A carbohydrate/electro-transfer peptide probe was fabricated to perform cell sensing. The probe consisted of a cello-oligosaccharide that was created by the conjugation of an electron-transfer peptide (YC) and a carbohydrate via a Schiff base. An oxidation wave due to a phenolic hydroxyl group was obtained by scanning with a glassy carbon electrode. This cell-sensing system was based on a competitive reaction between carbohydrates on a cell surface and the probe as each reacted to a protein that recognized the carbohydrate.
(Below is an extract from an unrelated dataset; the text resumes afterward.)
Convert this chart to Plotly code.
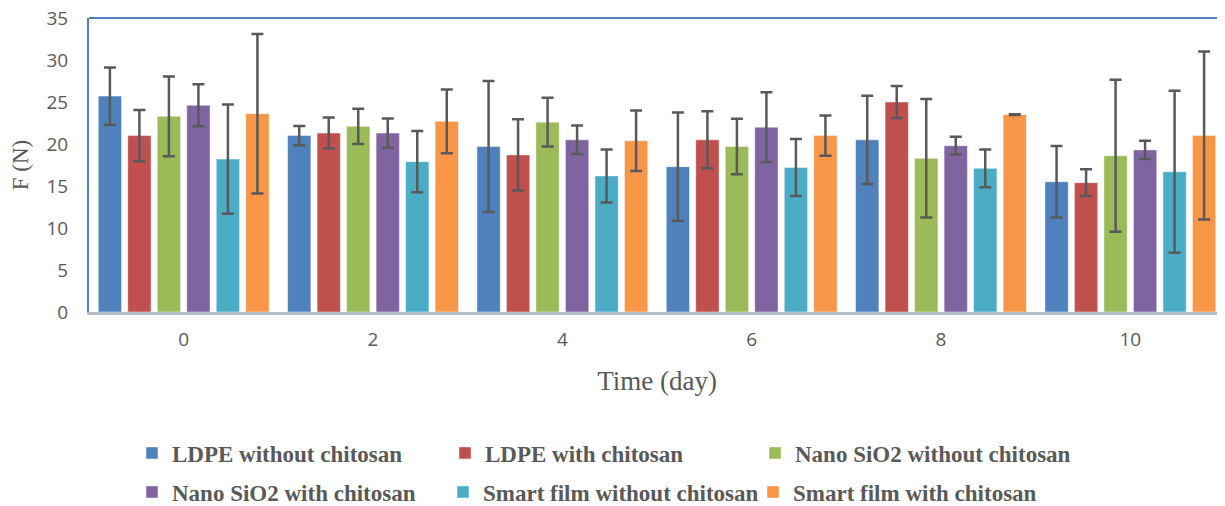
import plotly.graph_objects as go

days = ["0", "2", "4", "6", "8", "10"]

series_names = [
    "LDPE without chitosan",
    "LDPE with chitosan",
    "Nano SiO2 without chitosan",
    "Nano SiO2 with chitosan",
    "Smart film without chitosan",
    "Smart film with chitosan",
]

ldpe_without = [25.7, 21.0, 19.7, 17.3, 20.5, 15.5]
ldpe_without_err = [3.4, 1.15, 7.8, 6.45, 5.25, 4.25]

ldpe_with = [21.0, 21.3, 18.7, 20.5, 25.0, 15.4]
ldpe_with_err = [3.05, 1.85, 4.25, 3.4, 1.9, 1.6]

nano_without = [23.3, 22.1, 22.6, 19.7, 18.3, 18.6]
nano_without_err = [4.75, 2.1, 2.9, 3.3, 7.05, 9.05]

nano_with = [24.6, 21.3, 20.5, 22.0, 19.8, 19.3]
nano_with_err = [2.5, 1.75, 1.7, 4.15, 1.05, 1.1]

smart_without = [18.2, 17.9, 16.2, 17.2, 17.1, 16.7]
smart_without_err = [6.5, 3.65, 3.15, 3.4, 2.25, 9.65]

smart_with = [23.6, 22.7, 20.4, 21.0, 23.5, 21.0]
smart_with_err = [9.5, 3.8, 3.6, 2.4, 0.05, 10.0]

values = [ldpe_without, ldpe_with, nano_without, nano_with, smart_without, smart_with]
errors = [ldpe_without_err, ldpe_with_err, nano_without_err, nano_with_err,
          smart_without_err, smart_with_err]
colors = ["#4F81BD", "#C0504D", "#9BBB59", "#8064A2", "#4BACC6", "#F79646"]

# page body adds an 8px offset, so figure is sized/margined to compensate
OFF = 8
W, H = 1225 - OFF, 506 - OFF
ml, mr, mt, mb = 89 - OFF, 0, 18 - OFF, 194
ph = H - mt - mb
pw = W - ml - mr

legend_names = ["legend", "legend2", "legend3", "legend4", "legend5", "legend6"]
# legend text start (screen px) and row centre (screen px) for each entry
legend_text_x = [173, 486, 796, 173, 484, 794]
legend_row_y = [453, 453, 453, 492, 492, 492]

fig = go.Figure()
for i, (name, v, e, c) in enumerate(zip(series_names, values, errors, colors)):
    fig.add_trace(go.Bar(
        name=name, x=days, y=v,
        marker=dict(color=c, line=dict(color="rgba(255,255,255,0.45)", width=1)),
        error_y=dict(type="data", array=e, visible=True, color="#595959",
                     thickness=2.5, width=6),
        legend=legend_names[i],
    ))

legend_font = dict(family="Liberation Serif", size=23, color="#595959", weight="bold")
legend_layout = {}
for ln, tx, ty in zip(legend_names, legend_text_x, legend_row_y):
    legend_layout[ln] = dict(
        orientation="h", xref="container", yref="container",
        x=(tx - 41 - OFF) / W, xanchor="left",
        y=1 - (ty - OFF) / H, yanchor="middle",
        font=legend_font, bgcolor="rgba(0,0,0,0)", itemclick=False,
    )

fig.update_layout(
    width=W, height=H,
    margin=dict(l=ml, r=mr, t=mt, b=mb),
    paper_bgcolor="white", plot_bgcolor="white",
    barmode="group", bargap=0.065, bargroupgap=0.21,
    showlegend=True,
    **legend_layout,
    xaxis=dict(
        automargin=True,
        showline=True, linecolor="#B4BECB", linewidth=2.5,
        ticks="outside", ticklen=8, tickcolor="rgba(0,0,0,0)",
        tickfont=dict(family="Open Sans", size=19, color="#595959"),
        title=dict(text="Time (day)", standoff=21,
                   font=dict(family="Liberation Serif", size=27, color="#595959")),
        showgrid=False, zeroline=False,
    ),
    yaxis=dict(
        automargin=False, ticklabeloverflow="allow",
        range=[0, 35], dtick=5, tick0=0,
        showline=True, linecolor="#4F81BD", linewidth=2,
        ticks="outside", ticklen=15, tickcolor="rgba(0,0,0,0)",
        tickfont=dict(family="Open Sans", size=19, color="#595959"),
        title=dict(text="F (N)",
                   font=dict(family="Liberation Serif", size=23, color="#595959")),
        showgrid=False, zeroline=False,
    ),
    shapes=[dict(type="line", xref="paper", yref="paper", x0=0, x1=1, y0=1, y1=1,
                 line=dict(color="#4F81BD", width=2))],
)

fig.write_html("out.html")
When amounts of the protein and probe were constant, the peak current of the probe was changed as the number of cells increased. A human histocytic lymphoma cell (U937 cell) with carbohydrates such as glucose and N-acetylglucosamine on its surface was selected as the target cell. Wheat germ agglutinin (WGA) binded to both the probe and the carbohydrates on U937 cells, which resulted in a linear peak current of the cellobiose/electron-transfer peptide at concentrations that ranged from 100 to 3500 cells/ml. The values of the cell sensing using this electrochemical method were consistent with those established via ELSIA. The sensitivity of this procedure, however, was two-fold superior to that of ELISA. Consequently, this carbohydrate/electron-transfer peptide could be a powerful tool for cell sensing and searching for carbohydrate chains on a cell surface.